What is required:
Repeat verbatim, and only, the lines of the data below, beginning at the line that contains "Reproduce this chart with matplotlib." and stopping after the line that contains "ax = fig.add_axes([46.5".

Recorded information:
## Start
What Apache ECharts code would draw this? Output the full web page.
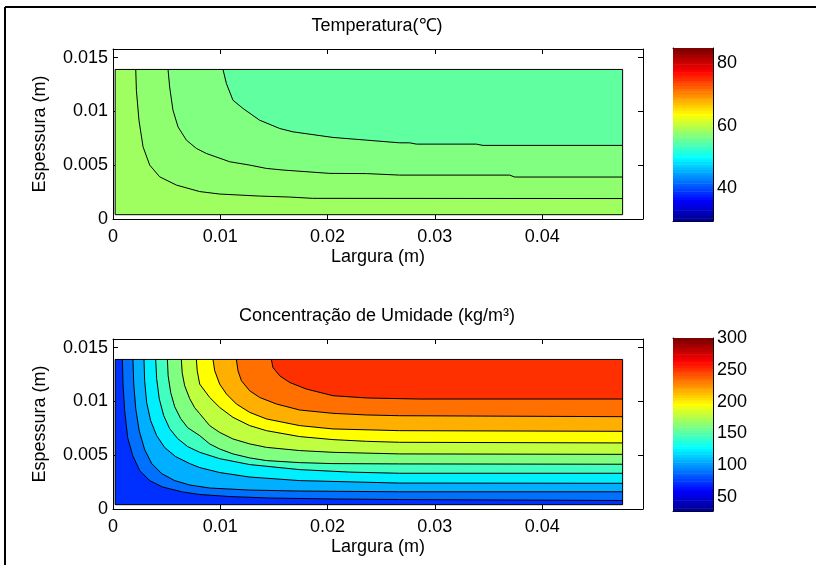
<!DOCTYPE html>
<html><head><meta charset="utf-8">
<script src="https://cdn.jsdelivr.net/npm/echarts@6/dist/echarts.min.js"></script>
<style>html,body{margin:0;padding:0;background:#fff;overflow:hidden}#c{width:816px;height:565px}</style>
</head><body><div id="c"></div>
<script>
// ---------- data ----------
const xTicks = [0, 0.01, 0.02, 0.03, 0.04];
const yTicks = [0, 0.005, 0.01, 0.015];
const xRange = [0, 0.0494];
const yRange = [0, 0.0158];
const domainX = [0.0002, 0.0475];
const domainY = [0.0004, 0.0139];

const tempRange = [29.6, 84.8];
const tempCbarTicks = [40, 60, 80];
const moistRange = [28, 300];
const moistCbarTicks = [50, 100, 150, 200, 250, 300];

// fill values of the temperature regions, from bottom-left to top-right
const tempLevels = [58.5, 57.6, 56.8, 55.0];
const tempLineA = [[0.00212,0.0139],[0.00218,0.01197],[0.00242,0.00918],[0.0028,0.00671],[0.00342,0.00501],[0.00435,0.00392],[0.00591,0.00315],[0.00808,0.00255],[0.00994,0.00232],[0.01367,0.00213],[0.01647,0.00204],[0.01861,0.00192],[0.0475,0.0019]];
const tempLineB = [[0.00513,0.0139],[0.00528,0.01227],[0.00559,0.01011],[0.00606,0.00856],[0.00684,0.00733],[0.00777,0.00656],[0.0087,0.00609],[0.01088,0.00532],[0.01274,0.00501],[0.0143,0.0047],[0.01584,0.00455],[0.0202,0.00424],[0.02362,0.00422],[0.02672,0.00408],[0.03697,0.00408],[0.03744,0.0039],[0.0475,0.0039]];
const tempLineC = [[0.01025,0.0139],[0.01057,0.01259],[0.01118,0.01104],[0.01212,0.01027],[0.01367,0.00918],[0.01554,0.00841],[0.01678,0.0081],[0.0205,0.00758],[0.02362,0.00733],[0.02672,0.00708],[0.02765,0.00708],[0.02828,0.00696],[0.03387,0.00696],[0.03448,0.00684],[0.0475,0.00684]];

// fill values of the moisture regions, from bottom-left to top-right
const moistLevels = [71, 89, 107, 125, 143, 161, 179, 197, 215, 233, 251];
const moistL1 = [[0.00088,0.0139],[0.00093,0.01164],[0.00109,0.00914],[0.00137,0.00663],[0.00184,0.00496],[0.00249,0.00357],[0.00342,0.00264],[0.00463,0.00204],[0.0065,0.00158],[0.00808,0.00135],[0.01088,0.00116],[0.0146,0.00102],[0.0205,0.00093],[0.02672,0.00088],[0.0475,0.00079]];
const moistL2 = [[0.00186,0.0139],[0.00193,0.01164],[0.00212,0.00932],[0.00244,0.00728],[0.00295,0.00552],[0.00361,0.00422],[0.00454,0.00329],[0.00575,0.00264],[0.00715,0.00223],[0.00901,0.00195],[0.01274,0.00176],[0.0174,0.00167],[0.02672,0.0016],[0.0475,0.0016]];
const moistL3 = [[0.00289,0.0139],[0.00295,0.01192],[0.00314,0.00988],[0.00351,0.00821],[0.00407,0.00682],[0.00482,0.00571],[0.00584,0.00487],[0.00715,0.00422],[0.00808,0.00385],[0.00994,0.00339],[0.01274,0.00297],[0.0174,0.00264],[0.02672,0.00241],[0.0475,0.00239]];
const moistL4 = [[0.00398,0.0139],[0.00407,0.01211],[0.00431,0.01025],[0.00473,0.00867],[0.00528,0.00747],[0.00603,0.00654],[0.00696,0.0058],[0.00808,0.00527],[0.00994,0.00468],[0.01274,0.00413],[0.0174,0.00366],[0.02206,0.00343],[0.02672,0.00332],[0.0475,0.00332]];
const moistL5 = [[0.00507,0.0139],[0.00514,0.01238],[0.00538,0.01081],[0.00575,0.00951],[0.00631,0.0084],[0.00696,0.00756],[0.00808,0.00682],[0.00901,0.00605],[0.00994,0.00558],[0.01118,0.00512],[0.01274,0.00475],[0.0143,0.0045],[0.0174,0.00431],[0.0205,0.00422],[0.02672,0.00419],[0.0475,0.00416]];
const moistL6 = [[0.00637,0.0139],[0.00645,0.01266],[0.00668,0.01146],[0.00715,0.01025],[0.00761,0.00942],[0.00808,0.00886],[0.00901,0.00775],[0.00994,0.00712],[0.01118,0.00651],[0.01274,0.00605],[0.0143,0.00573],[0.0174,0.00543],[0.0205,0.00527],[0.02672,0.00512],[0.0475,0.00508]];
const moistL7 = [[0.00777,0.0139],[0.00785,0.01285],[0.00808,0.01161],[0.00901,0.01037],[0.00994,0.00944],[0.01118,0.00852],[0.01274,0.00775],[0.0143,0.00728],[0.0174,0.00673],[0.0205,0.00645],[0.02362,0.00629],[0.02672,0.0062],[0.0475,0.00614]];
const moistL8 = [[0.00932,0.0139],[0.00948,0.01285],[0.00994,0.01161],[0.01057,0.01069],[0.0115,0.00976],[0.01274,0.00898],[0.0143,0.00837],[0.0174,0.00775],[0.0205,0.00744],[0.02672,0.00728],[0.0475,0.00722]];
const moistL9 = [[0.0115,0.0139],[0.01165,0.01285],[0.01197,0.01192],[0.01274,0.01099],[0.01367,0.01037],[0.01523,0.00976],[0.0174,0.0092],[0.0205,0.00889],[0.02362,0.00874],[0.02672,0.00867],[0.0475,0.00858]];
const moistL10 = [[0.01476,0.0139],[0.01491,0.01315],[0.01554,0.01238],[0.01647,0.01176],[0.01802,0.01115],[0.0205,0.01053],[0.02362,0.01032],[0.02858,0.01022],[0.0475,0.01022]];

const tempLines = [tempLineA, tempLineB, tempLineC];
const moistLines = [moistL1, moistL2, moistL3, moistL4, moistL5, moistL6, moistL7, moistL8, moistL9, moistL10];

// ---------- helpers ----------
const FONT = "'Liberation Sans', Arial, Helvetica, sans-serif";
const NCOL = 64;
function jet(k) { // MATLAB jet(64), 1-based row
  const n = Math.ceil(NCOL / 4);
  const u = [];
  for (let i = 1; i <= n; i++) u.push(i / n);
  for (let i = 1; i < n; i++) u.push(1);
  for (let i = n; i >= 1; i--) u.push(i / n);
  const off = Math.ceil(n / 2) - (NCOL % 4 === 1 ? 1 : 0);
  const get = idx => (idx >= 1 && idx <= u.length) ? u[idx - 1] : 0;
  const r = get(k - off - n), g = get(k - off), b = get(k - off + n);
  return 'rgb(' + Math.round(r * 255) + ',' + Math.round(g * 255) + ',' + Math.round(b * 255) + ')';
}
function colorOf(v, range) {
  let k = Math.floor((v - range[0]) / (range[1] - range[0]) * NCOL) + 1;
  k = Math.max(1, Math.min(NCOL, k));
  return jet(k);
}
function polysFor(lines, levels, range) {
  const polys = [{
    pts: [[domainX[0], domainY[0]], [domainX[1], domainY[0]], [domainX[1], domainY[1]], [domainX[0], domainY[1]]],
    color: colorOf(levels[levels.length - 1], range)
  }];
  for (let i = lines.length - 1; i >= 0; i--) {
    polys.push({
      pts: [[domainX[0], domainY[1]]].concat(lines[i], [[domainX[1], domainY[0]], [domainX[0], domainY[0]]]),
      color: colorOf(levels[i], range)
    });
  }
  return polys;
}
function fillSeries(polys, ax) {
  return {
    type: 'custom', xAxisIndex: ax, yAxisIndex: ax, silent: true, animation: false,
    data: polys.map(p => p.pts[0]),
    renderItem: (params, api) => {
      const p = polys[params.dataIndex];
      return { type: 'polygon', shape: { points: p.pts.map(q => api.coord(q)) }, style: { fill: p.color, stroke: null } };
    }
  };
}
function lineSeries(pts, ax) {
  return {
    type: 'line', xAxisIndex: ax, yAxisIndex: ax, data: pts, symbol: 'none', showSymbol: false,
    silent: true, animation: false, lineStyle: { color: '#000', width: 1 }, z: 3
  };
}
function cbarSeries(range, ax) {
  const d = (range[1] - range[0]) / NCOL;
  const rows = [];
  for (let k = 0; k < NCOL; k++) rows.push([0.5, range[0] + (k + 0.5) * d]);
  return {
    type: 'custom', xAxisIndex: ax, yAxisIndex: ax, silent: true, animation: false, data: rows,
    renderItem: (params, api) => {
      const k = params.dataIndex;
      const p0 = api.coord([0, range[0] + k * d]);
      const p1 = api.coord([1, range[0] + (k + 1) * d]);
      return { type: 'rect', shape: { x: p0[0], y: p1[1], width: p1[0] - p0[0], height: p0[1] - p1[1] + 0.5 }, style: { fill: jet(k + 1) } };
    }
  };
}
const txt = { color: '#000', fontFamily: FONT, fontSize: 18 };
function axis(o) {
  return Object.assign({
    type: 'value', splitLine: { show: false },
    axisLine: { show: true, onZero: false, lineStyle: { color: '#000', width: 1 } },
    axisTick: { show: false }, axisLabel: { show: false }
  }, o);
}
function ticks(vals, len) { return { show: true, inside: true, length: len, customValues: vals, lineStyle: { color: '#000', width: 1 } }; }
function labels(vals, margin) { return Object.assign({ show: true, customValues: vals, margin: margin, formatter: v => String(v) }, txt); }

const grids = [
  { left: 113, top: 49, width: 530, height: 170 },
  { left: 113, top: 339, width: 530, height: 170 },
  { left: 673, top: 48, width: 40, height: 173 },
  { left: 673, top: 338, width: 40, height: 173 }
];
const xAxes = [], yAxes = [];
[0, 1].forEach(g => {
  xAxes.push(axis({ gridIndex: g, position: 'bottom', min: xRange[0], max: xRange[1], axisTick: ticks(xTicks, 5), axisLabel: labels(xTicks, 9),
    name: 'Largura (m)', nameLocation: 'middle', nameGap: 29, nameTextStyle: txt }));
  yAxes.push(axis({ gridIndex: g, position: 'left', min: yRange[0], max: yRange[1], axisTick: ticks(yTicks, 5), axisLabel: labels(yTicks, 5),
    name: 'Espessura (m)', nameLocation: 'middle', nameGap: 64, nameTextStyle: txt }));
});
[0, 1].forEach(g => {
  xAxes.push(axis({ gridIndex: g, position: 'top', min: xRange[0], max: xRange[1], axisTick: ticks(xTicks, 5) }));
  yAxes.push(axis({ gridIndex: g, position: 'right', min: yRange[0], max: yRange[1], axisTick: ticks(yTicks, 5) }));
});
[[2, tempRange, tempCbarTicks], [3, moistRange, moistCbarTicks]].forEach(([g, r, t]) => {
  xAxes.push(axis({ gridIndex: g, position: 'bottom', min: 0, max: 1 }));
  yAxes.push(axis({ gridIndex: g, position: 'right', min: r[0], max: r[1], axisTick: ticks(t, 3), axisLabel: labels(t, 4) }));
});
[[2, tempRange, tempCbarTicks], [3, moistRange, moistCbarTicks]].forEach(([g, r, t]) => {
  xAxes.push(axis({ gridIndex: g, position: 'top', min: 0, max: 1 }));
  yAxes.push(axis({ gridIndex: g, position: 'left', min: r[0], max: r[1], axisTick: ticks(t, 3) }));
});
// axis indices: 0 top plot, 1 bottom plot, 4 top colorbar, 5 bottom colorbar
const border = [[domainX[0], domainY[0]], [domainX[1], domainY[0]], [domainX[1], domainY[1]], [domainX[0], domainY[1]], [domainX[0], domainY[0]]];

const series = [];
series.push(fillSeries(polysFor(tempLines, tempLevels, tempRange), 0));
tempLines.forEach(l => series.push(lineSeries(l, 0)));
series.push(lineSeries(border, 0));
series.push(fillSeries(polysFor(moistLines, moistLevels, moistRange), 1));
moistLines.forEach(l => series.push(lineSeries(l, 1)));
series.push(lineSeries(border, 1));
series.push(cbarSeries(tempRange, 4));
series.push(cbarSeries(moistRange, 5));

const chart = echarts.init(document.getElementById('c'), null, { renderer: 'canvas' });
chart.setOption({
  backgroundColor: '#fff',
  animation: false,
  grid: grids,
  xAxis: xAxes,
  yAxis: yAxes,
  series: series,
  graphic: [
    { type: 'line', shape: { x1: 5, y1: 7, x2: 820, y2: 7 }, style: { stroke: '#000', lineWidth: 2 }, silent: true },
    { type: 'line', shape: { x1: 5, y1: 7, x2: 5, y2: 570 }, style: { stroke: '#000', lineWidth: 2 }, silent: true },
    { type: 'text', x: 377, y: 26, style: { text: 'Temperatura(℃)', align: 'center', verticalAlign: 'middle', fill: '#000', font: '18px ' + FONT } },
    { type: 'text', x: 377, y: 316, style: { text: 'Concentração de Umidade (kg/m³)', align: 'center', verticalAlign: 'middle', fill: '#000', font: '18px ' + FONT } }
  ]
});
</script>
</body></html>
## End
## Start
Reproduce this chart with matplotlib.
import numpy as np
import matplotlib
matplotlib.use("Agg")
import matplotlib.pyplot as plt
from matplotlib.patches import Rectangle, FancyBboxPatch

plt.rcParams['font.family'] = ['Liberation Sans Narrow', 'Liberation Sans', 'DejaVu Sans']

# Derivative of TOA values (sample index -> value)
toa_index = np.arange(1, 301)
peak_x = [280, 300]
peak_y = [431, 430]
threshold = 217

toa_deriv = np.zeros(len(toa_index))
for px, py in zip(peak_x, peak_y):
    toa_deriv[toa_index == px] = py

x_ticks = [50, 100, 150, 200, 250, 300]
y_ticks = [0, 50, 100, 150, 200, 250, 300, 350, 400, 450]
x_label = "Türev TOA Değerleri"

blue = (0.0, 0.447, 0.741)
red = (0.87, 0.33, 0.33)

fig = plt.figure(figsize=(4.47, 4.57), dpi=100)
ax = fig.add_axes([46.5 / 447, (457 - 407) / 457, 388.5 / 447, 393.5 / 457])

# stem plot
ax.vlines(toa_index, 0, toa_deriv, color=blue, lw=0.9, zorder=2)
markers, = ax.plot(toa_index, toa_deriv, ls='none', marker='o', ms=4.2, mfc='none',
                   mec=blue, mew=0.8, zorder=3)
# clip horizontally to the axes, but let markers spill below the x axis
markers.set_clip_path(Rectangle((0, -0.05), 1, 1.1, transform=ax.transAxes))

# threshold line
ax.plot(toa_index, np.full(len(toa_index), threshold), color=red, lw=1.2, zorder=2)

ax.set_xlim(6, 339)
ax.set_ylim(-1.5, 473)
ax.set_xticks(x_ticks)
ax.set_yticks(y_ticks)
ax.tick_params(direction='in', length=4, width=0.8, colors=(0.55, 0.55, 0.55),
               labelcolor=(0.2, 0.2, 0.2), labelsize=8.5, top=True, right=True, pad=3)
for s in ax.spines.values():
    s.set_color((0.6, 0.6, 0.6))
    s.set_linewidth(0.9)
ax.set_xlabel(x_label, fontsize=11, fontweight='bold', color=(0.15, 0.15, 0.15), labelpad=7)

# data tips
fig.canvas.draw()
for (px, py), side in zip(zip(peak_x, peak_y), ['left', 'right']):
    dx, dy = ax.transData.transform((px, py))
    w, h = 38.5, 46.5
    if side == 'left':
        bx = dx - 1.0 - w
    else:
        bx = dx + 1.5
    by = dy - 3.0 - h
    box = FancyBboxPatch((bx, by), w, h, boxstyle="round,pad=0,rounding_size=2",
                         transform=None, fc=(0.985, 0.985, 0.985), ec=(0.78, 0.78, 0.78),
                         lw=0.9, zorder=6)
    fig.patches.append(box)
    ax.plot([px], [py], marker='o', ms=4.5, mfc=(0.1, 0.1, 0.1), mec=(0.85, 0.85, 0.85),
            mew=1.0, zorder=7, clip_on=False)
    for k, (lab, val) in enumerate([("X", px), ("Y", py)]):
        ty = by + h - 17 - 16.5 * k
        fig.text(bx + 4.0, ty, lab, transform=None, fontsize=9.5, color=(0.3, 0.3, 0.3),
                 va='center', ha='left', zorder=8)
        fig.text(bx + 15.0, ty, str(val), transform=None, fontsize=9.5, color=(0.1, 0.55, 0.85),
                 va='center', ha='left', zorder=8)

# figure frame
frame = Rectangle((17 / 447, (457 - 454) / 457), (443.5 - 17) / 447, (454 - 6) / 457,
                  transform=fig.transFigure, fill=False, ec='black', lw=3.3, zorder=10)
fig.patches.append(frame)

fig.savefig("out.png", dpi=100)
## End
Finished exercise:
Reproduce this chart with matplotlib.
import numpy as np
import matplotlib
matplotlib.use("Agg")
import matplotlib.pyplot as plt
from matplotlib.patches import Rectangle, FancyBboxPatch

plt.rcParams['font.family'] = ['Liberation Sans Narrow', 'Liberation Sans', 'DejaVu Sans']

# Derivative of TOA values (sample index -> value)
toa_index = np.arange(1, 301)
peak_x = [280, 300]
peak_y = [431, 430]
threshold = 217

toa_deriv = np.zeros(len(toa_index))
for px, py in zip(peak_x, peak_y):
    toa_deriv[toa_index == px] = py

x_ticks = [50, 100, 150, 200, 250, 300]
y_ticks = [0, 50, 100, 150, 200, 250, 300, 350, 400, 450]
x_label = "Türev TOA Değerleri"

blue = (0.0, 0.447, 0.741)
red = (0.87, 0.33, 0.33)

fig = plt.figure(figsize=(4.47, 4.57), dpi=100)
ax = fig.add_axes([46.5 / 447, (457 - 407) / 457, 388.5 / 447, 393.5 / 457])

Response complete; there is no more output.